Damian Thompson Damian Thompson

Are hymns dying? 

As church attendance falls off a cliff, so is our beautiful heritage of sacred singing

Choristers at Westminster Abbey, 1962 [Photo: Getty] 
issue 15 February 2014

I love a good hymn, so long as I’m not expected to sing it. Lusty declarations of faith sound ridiculous coming out of my mouth and embarrass the hell out of me, so I pretend that I’ve forgotten to pick up a hymnbook on my way in. If someone shoots me an accusatory glance, then I move my lips like John Redwood singing the Welsh national anthem. (Talking of whom, has it dawned on the jolly self-important Dr Redwood, former Fellow of All Souls, director of Rothschild’s, cabinet minister, etc., that one day he’ll be remembered only for that delicious video clip?)

The earliest Christian hymns were chanted — but when we talk about a ‘hymn’ in everyday speech we mean a harmonised sacred song in which every verse uses the same melody. As a form it’s mainly the creation of Lutherans, who understood that singable hymns were the perfect vehicle for their theology. Martin Luther was a rather good amateur composer: he wrote the words and possibly the melody to Ein’ feste Burg ist unser Gott, ‘a mighty fortress is our God’ — an image that still sustains his followers.
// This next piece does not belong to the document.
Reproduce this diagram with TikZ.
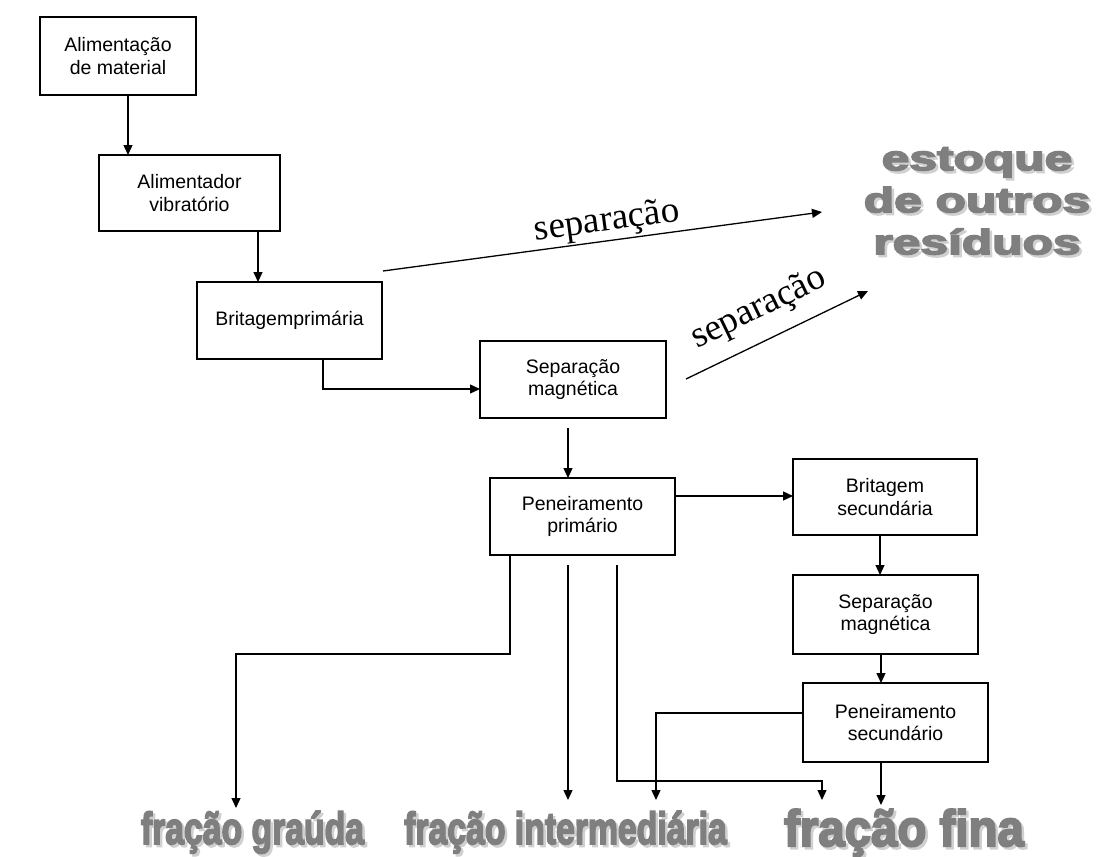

You can also find Lutheran ‘chorales’, as they became known, in English parish churches. ‘Now Thank We All Our God’ is an obvious example — our German name for the tune ‘Nun Danket’ gives the game away. But I always thought that ‘All People that on Earth do Dwell’, known as the ‘Old Hundredth’ because it adapts Psalm 100, was a proper English tune, so snugly do the notes match the words. Not so. Listen to the electrifying opening of Bach’s cantata BWV 130, in which trumpets and woodwind bounce off each other and then the sopranos enter singing… the Old Hundredth.